- _PROMPT_: Copy each line that has the string "this" somewhere in it.

- _PROVIDED RECORDS_:
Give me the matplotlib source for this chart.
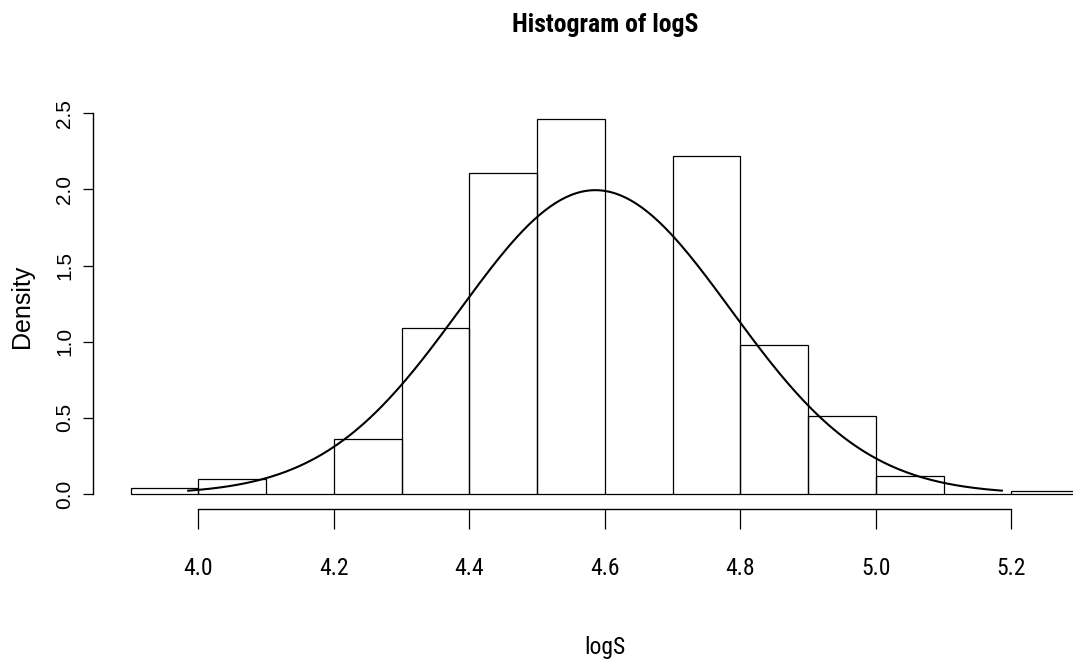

* * *

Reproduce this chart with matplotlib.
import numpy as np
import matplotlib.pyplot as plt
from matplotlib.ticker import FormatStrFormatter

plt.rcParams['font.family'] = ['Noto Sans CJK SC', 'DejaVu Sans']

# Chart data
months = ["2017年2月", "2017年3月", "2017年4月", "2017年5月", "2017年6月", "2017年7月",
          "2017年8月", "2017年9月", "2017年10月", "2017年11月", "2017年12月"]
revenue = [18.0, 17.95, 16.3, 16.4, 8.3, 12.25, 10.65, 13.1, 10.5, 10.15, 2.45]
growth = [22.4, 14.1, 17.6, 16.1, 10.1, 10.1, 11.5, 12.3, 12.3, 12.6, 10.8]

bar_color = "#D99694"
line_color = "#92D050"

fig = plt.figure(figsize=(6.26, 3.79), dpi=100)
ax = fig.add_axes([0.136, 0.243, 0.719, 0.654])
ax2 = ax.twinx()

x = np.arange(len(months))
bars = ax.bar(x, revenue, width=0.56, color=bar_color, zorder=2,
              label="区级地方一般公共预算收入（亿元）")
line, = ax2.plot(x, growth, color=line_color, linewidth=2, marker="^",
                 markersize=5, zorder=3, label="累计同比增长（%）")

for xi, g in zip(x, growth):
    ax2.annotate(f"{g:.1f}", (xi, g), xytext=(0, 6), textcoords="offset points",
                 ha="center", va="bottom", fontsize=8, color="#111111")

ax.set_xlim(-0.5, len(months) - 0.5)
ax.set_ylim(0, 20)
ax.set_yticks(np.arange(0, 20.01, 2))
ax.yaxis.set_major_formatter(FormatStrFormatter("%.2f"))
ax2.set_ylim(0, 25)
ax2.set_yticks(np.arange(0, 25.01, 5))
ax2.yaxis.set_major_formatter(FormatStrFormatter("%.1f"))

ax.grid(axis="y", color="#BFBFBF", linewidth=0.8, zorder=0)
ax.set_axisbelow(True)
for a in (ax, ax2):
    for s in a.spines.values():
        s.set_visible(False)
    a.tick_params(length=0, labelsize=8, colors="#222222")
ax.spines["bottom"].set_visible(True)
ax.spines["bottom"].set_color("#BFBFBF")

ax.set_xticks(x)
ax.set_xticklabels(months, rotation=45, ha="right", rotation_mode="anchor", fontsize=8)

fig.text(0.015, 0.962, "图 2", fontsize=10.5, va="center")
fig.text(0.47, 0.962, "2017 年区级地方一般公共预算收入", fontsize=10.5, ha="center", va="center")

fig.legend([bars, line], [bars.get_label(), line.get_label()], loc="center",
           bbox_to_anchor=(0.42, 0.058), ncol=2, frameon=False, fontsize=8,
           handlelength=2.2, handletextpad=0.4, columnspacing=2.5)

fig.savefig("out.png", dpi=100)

- _REPLY TO THE TASK_:
Give me the matplotlib source for this chart.
Reproduce this chart with matplotlib.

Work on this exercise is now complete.